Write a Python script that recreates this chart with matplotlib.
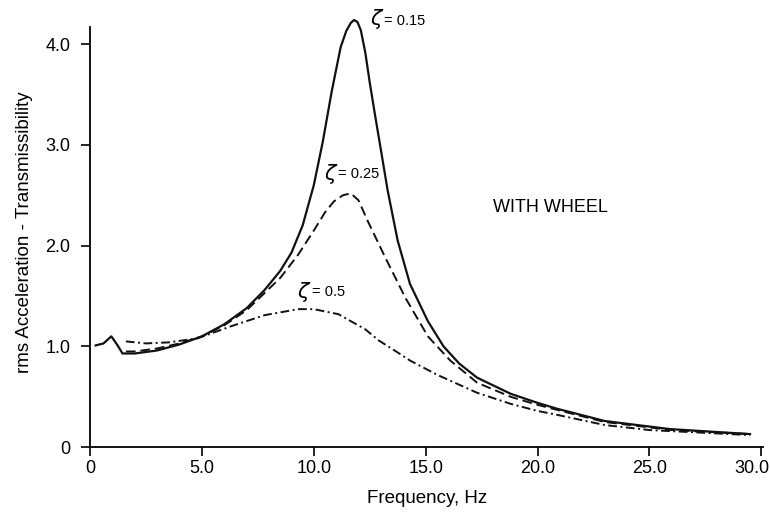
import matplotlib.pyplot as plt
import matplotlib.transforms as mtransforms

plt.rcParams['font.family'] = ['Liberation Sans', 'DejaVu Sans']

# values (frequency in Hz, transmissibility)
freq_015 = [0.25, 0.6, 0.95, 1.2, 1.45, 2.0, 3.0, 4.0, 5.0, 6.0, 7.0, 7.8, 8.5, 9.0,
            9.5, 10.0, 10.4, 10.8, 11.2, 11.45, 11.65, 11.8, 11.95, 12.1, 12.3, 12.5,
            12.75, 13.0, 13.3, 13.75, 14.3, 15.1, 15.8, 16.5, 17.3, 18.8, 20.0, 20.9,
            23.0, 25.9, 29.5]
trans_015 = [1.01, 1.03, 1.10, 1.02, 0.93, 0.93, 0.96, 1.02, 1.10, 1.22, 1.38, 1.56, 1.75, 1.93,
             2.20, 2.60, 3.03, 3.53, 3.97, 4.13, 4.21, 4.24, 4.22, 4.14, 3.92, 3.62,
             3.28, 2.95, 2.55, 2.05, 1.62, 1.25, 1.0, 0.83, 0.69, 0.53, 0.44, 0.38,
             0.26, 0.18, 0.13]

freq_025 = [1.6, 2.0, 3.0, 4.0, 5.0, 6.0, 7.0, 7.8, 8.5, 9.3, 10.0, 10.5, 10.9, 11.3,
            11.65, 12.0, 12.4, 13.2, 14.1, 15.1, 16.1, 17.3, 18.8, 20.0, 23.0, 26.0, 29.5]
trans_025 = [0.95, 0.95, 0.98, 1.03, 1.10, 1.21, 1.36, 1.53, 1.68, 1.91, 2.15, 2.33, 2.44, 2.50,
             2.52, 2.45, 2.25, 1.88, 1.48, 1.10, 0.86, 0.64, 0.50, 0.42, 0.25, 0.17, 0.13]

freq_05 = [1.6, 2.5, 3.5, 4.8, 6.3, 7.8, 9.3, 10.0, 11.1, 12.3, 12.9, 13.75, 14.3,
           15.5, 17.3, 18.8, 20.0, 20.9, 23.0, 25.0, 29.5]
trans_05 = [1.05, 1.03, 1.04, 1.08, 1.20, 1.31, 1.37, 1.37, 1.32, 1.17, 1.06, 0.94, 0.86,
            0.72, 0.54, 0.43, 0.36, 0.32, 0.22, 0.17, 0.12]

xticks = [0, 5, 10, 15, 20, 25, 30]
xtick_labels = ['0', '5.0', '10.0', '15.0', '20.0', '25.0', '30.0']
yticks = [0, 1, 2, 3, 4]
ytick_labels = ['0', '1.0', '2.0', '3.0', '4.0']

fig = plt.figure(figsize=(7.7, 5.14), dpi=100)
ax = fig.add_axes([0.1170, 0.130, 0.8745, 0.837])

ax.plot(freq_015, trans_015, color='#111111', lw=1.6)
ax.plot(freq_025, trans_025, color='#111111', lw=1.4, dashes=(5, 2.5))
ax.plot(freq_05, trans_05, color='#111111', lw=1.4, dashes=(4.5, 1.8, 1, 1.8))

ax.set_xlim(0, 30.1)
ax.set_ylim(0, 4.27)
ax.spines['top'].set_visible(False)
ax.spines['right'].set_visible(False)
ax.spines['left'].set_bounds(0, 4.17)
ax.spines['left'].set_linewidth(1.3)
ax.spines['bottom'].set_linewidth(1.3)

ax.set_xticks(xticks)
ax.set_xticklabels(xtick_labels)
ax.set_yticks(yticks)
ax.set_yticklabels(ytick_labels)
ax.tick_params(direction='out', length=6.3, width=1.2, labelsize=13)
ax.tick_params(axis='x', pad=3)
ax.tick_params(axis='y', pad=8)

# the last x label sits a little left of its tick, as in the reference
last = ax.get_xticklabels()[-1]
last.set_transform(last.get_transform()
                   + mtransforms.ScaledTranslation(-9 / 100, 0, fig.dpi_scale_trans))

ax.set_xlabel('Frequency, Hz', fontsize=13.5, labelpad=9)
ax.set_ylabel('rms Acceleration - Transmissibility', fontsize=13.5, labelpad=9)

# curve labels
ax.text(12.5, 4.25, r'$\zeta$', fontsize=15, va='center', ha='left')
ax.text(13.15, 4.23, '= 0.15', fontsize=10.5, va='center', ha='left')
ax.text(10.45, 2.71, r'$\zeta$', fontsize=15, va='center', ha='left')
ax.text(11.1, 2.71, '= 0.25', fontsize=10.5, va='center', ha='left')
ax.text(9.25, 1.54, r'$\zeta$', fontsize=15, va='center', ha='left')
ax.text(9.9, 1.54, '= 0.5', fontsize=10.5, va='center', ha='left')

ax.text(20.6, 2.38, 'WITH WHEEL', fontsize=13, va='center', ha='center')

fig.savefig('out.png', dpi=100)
----
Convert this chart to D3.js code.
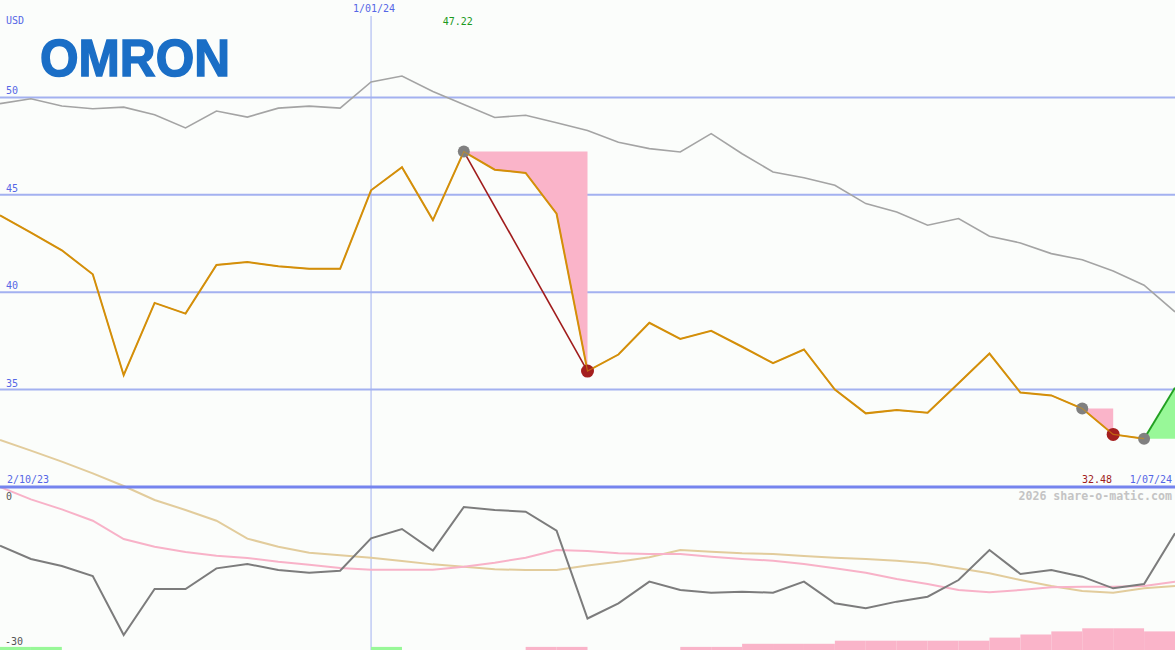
----
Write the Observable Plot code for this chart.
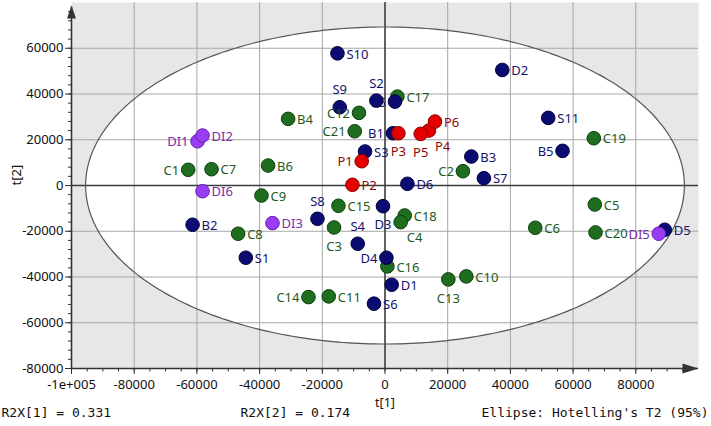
----
Task directions.
In the listing above, find the line containing "Write a Python" and the line containing "plt.rcParams['font.family'] = ['Liberation". Reproduce those lines and all between them exactly, with no pictures and nothing more.

Final result.
Write a Python script that recreates this chart with matplotlib.
import matplotlib.pyplot as plt
import matplotlib.transforms as mtransforms

plt.rcParams['font.family'] = ['Liberation Sans', 'DejaVu Sans']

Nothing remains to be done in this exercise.